The calibration ability of the classifier was also vulnerable to label noise, which has been even less studied. We found that even 10% of each type of noise could significantly change the classifier output probability (see
Figure 4). Due to the restricted rules imposed for good quality signals in our study, a 30-s PPG record with even a small percentage of artifacts would still be labeled as bad quality. This restriction is reflected in
Figure 4a, where most samples with other than zero percentage of noise are assigned with a small probability of being good quality signals. However, when 10% label noise was introduced into the training data (
Figure 4b–d), many samples with nonzero percentage of noise were assigned with a higher probability of being good quality signals, resulting in a more spread pattern of the noise-probability map. The results suggest label noise alters model probability calibrations and that a more sophisticated strategy is required for recalibrating the classifier output.
Limitations
The current study represents an evaluation of the impact of label noise on the accuracy and calibration of binary classifiers with a case study of PPG signal quality. However, restrictive definitions for labeling physiological events are highly common in the medical domain. In this study, the label definition of ‘good quality’ class is also strict, which makes the distribution of model output probability skewed to the bottom left instead of evenly distributed. The conclusions of this work may need to be limited to contexts where the class labels are based on a very specific definition in the classification problem. As the study was limited to binary classification, a similar study focused on multiclass classification would also expand the range of possible findings.
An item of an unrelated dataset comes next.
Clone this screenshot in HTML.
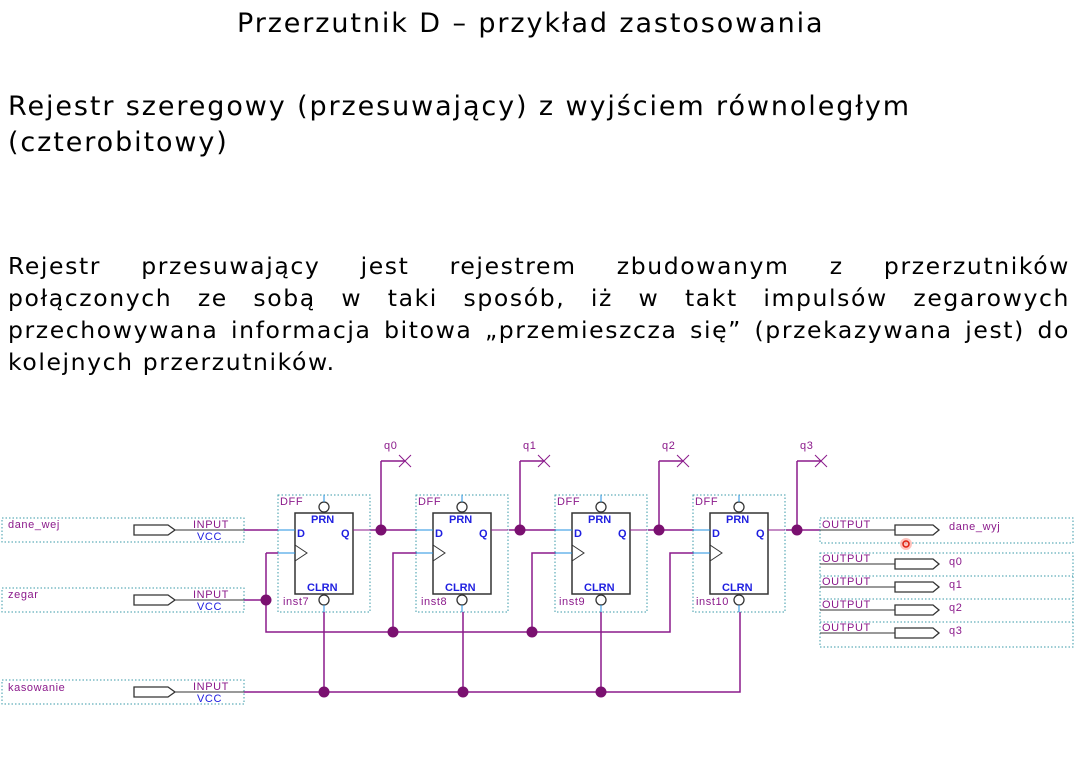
<!DOCTYPE html>
<html><head><meta charset="utf-8"><style>
body{margin:0;width:1075px;height:762px;background:#fff;overflow:hidden;position:relative;font-family:"DejaVu Sans","Liberation Sans",sans-serif;color:#000}
.t{position:absolute;white-space:nowrap;letter-spacing:1.9px}
.pl{position:absolute;left:8px;width:1062px;font-size:23.5px;line-height:32px;text-align:justify;text-align-last:justify;white-space:nowrap;letter-spacing:1.6px}
svg{position:absolute;left:0;top:0}
.dl{font-family:"Liberation Sans",sans-serif;font-size:11px;fill:#8b1a8b;letter-spacing:0.6px}
.bl{font-family:"Liberation Sans",sans-serif;font-size:11px;fill:#2020e0;font-weight:bold}
</style></head><body>
<div class="t" style="left:237px;top:8px;font-size:27px">Przerzutnik D – przykład zastosowania</div>
<div class="t" style="left:8px;top:89px;font-size:27px;line-height:36px">Rejestr szeregowy (przesuwający) z wyjściem równoległym<br>(czterobitowy)</div>
<div class="pl" style="top:250px">Rejestr przesuwający jest rejestrem zbudowanym z przerzutników</div>
<div class="pl" style="top:282px">połączonych ze sobą w taki sposób, iż w takt impulsów zegarowych</div>
<div class="pl" style="top:314px">przechowywana informacja bitowa „przemieszcza się” (przekazywana jest) do</div>
<div class="pl" style="top:346px;text-align-last:left">kolejnych przerzutników.</div>
<svg width="1075" height="762" viewBox="0 0 1075 762">
<defs>
<g id="dff">
<rect x="278" y="495" width="92" height="117" fill="none" stroke="#3a9aa8" stroke-dasharray="1.5,2"/>
<text x="280" y="505" class="dl">DFF</text>
<rect x="295" y="513" width="58" height="81" fill="#fff" stroke="#333" stroke-width="1.5"/>
<circle cx="324" cy="507" r="5" fill="#fff" stroke="#333" stroke-width="1.3"/>
<circle cx="324" cy="600" r="5" fill="#fff" stroke="#333" stroke-width="1.3"/>
<line x1="324" y1="495" x2="324" y2="502" stroke="#2090e0"/>
<line x1="324" y1="605" x2="324" y2="612" stroke="#2090e0"/>
<path d="M295 545 L307 553 L295 561" fill="none" stroke="#333"/>
<line x1="278" y1="530" x2="295" y2="530" stroke="#2090e0"/>
<line x1="278" y1="553" x2="295" y2="553" stroke="#2090e0"/>
<text x="311" y="523" class="bl" font-size="10">PRN</text>
<text x="297" y="537" class="bl">D</text>
<text x="341" y="537" class="bl">Q</text>
<text x="307" y="591" class="bl" font-size="10">CLRN</text>
<line x1="353" y1="530" x2="370" y2="530" stroke="#8b1a8b"/>
</g>
<g id="inp">
<rect x="2" y="-12" width="242" height="24" fill="none" stroke="#3a9aa8" stroke-dasharray="1.5,2"/>
<path d="M134 -5 H168 L175 0 L168 5 H134 Z" fill="#fff" stroke="#333" stroke-width="1.3"/>
<line x1="175" y1="0" x2="244" y2="0" stroke="#333"/>
<text x="193" y="-2" class="dl">INPUT</text>
<text x="197" y="10" class="dl" style="fill:#2020e0">VCC</text>
</g>
<g id="out">
<text x="822" y="-2" class="dl">OUTPUT</text>
<line x1="820" y1="0" x2="895" y2="0" stroke="#333"/>
<path d="M895 -5 H933 L939 0 L933 5 H895 Z" fill="#fff" stroke="#333" stroke-width="1.3"/>
</g>
<g id="qtap">
<line x1="381" y1="530" x2="381" y2="461" stroke="#8b1a8b" stroke-width="1.5"/>
<line x1="381" y1="461" x2="405" y2="461" stroke="#8b1a8b" stroke-width="1.5"/>
<path d="M399 455 L411 467 M399 467 L411 455" stroke="#8b1a8b"/>
<circle cx="381" cy="530" r="5.5" fill="#7a1070"/>
</g>
</defs>
<g stroke="#8b1a8b" stroke-width="1.5" fill="none">
<path d="M244 530 H278 M370 530 H417 M509 530 H556 M648 530 H694 M786 530 H820"/>
<path d="M244 600 H266 M266 553 V632 H670 V553 H694 M266 553 H278 M393 632 V553 H417 M532 632 V553 H556"/>
<path d="M244 692 H740 V612 M324 612 V692 M463 612 V692 M601 612 V692"/>
</g>
<use href="#dff"/><use href="#dff" transform="translate(138,0)"/><use href="#dff" transform="translate(277,0)"/><use href="#dff" transform="translate(415,0)"/>
<text x="283" y="605" class="dl">inst7</text>
<text x="421" y="605" class="dl">inst8</text>
<text x="559" y="605" class="dl">inst9</text>
<text x="696" y="605" class="dl">inst10</text>
<use href="#qtap"/><use href="#qtap" transform="translate(139,0)"/><use href="#qtap" transform="translate(278,0)"/><use href="#qtap" transform="translate(416,0)"/>
<text x="384" y="449" class="dl">q0</text><text x="523" y="449" class="dl">q1</text><text x="662" y="449" class="dl">q2</text><text x="800" y="449" class="dl">q3</text>
<g fill="#7a1070"><circle cx="266" cy="600" r="5.5"/><circle cx="393" cy="632" r="5.5"/><circle cx="532" cy="632" r="5.5"/><circle cx="324" cy="692" r="5.5"/><circle cx="463" cy="692" r="5.5"/><circle cx="601" cy="692" r="5.5"/></g>
<use href="#inp" transform="translate(0,530)"/><use href="#inp" transform="translate(0,600)"/><use href="#inp" transform="translate(0,692)"/>
<text x="8" y="528" class="dl">dane_wej</text><text x="8" y="598" class="dl">zegar</text><text x="8" y="691" class="dl">kasowanie</text>
<rect x="820" y="518" width="253" height="25" fill="none" stroke="#3a9aa8" stroke-dasharray="1.5,2"/>
<rect x="820" y="553" width="253" height="94" fill="none" stroke="#3a9aa8" stroke-dasharray="1.5,2"/>
<path d="M820 576 H1073 M820 599 H1073 M820 622 H1073" stroke="#3a9aa8" stroke-dasharray="1.5,2"/>
<use href="#out" transform="translate(0,530)"/><use href="#out" transform="translate(0,564)"/><use href="#out" transform="translate(0,587)"/><use href="#out" transform="translate(0,610)"/><use href="#out" transform="translate(0,633)"/>
<text x="949" y="530" class="dl">dane_wyj</text><text x="949" y="565" class="dl">q0</text><text x="949" y="588" class="dl">q1</text><text x="949" y="611" class="dl">q2</text><text x="949" y="634" class="dl">q3</text>
<circle cx="906" cy="544" r="6" fill="#ff9a90" opacity="0.6"/><circle cx="906" cy="544" r="3" fill="none" stroke="#e02010" stroke-width="1.5"/>
</svg>
</body></html>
The current study was focused on the several types of label noise that could be found in the medical data; however, the combination of them was not studied at this time, since the main objective was to compare the robustness of different types of learning models to each individual label noise. The impact of the combination of the label noise on the learning models’ performance will be assessed in future work.
This study focused on using the quality assessment of individual 30-s PPG records as a problem to study label noise. This enabled us to explore the influence of different types of noise potentially arising from the human annotation process. The generalizability of our conclusions would be reinforced by examining a wider range of PPG-based tasks. It is also the case that different tasks may be susceptible to different types of noise in the data set. This suggests a need for a more task-specific investigation.
The current work was dedicated to assessing the robustness of the previous developed classification models; however, other recent promising approaches have been proposed to deal with sequential time series such as transformers. Transformers and other AI-based models must be continually explored trying to find the best classifier for the quality assessment. Also, our results show deep learning methods are more robust to label noise, our future work would also focus on further improving robustness of deep neural networks.